Over the last few weeks, the 27 men and one woman who make up the European Council have been heartily congratulating themselves on their supposed sensitivity to equality between women and men and the fairness they demonstrated in appointing a number of women to top positions in the Council of the European Union and Commission. The European Women’s Lobby (EWL), representing more than 2500 women’s associations from across Europe, feels that congratulations are not quite in order.

‘This is not at all a result to be proud of’, says Myria Vassiliadou, EWL Secretary General. ‘Even this low figure of one-third represents a grudging and last minute response.’

A week prior to the 19-20 November 2009 Summit, the number of women to be nominated to the European Commission (EC) stood at three out of 20. Those countries who were still sorting out their nominations were suddenly in the spotlight and under sustained pressure to right the balance by choosing women. This pressure came from the EWL and its members and other activists for women’s rights, from President Barroso and also from the European Parliament (EP). The EWL joined forces with female MEPs and other campaigns such as ‘Gender Balanced Commission’ to demand equality in the EC and a veto from the EP of any Commission that did not contain at the very least one third female nominees.

‘Gender equality is one of the fundamental values and aims of the EU but it is clear that the current system of nominations to the Commission is undemocratic, un-transparent and fails to respect this basic principle’, says EWL President Brigitte Triems. ‘Appeals to a sense of democratic duty are evidently not enough. It is time we had binding measures to ensure equal representation of women and men within the European Institutions.’

With one third women in the Commission, the EU’s Executive performs better in terms of gender balance than most national European governments, where the average is 22%.

Stereotyped portfolios

The distribution of the various portfolios has also raised eyebrows among those monitoring gender equality. While half of the eight economic portfolios under the outgoing Commission were held by women, President Barroso has failed to give a single such portfolio to a woman this time around. Competition, Industry and Entrepreneurship, Economic and Monetary Affairs, Internal Market, Taxation, Trade, Budget, Energy and Employment are all to be managed by male Commissioners. This glaring absence of women in the fields where the power of the EU is the strongest seems at odds with Mr. Barroso’s promise to give better portfolios to member states putting forward female nominees.

‘We are surprised and disappointed to see such a stereotypical distribution of the portfolios according to gender’, comments Ms.
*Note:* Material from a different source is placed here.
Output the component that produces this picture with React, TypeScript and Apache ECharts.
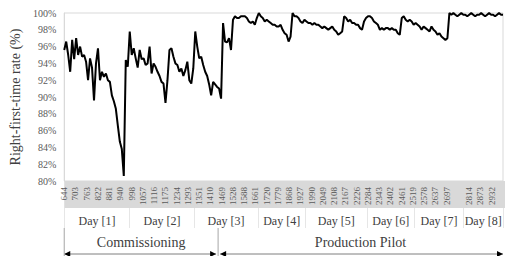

Vassiliadou. ‘The fact that no women have been given economic mandates is particularly worrying given widespread hopes that restructuring in light of the financial and economic crisis would lead to greater gender equality in this field.’

At present, there is no woman head of a central bank in Europe. On the business side, there are only 3% women presidents in the largest publicly quoted companies. The top 300 European companies had 9.7% of women on their boards in 2008.

In 2008, Norway implemented legislation requiring a minimum of 40% female representation on boards. Last week, the French governing party submitted a bill to parliament calling for gender balance in boardrooms by 2015.